Savi de Tove notes that there have been a lot of people out trying – and failing – to raise first-time funds. Many requests for this funding merely comprise teaser emails and can easily be discounted. “Many people think that DFI money is free money, but this is not the case. CDC has not received any new money from the British government in 14 years and in order to be sustainable we have to be selective about who we back.”
It's easy to paint too bleak a picture of the fundraising market in Africa. A number of would-be first time fund managers are finding it difficult to build up traction with any one group of investors. They should take heart however in the fact that while many LPs have yet to “pull the trigger”, as one GP puts it, interest in the continent is still as strong as ever.
WELLCOME TO ZIMBABWE
As signs emerge that Zimbabwe may be moving once more in the right economic direction, investors have begun to eye the investment opportunity.
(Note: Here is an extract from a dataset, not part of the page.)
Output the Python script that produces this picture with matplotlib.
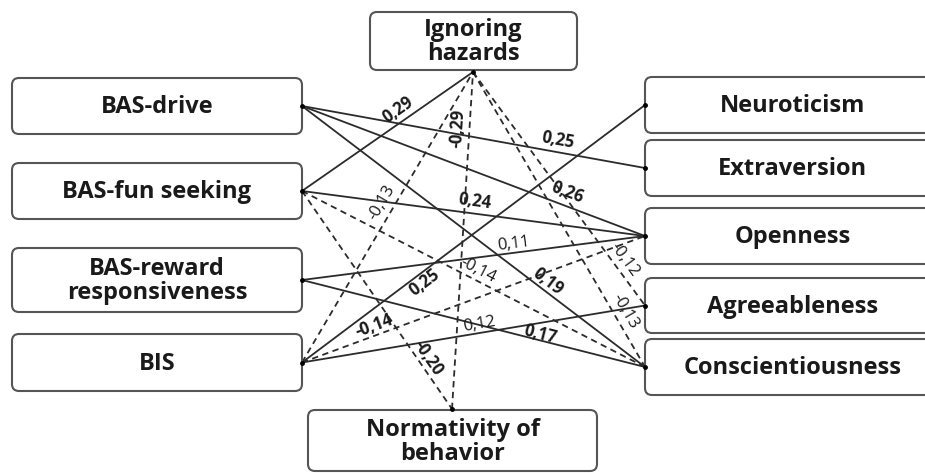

Ritesh Anand, formerly head of Africa and Middle East investments for £13 billion (€14.5 billion; $21.8 billion) endowment The Wellcome Trust, has left the organisation to launch a Zimbabwe-focused fund, PEI has learned. Anand, who was born and raised in the country, was a fund manager there between 1997 and 2001 before leaving to join Wellcome.
His new fund, which is likely to be launched in the first quarter of 2010, will combine a long-only listed equity strategy with an allocation to private equity investments. “With the dollarisation and the economic recovery programme, Zimbabwe presents an attractive turnaround story,” he says.
Having met Prime Minister Morgan Tsvangirai in July 2009, Anand was invited back to the country to help support development and encourage foreign investment. “This is too exciting an opportunity to miss,” he says.
Also eying Zimbabwe is Maris Capital, a firm which to date has focused on South Sudan, Kenya and Mozambique. “Zimbabwe presents a unique investment opportunity. The recovery will be long and bumpy, but we think the trend will be upwards,” says Maris partner Coco Ferguson.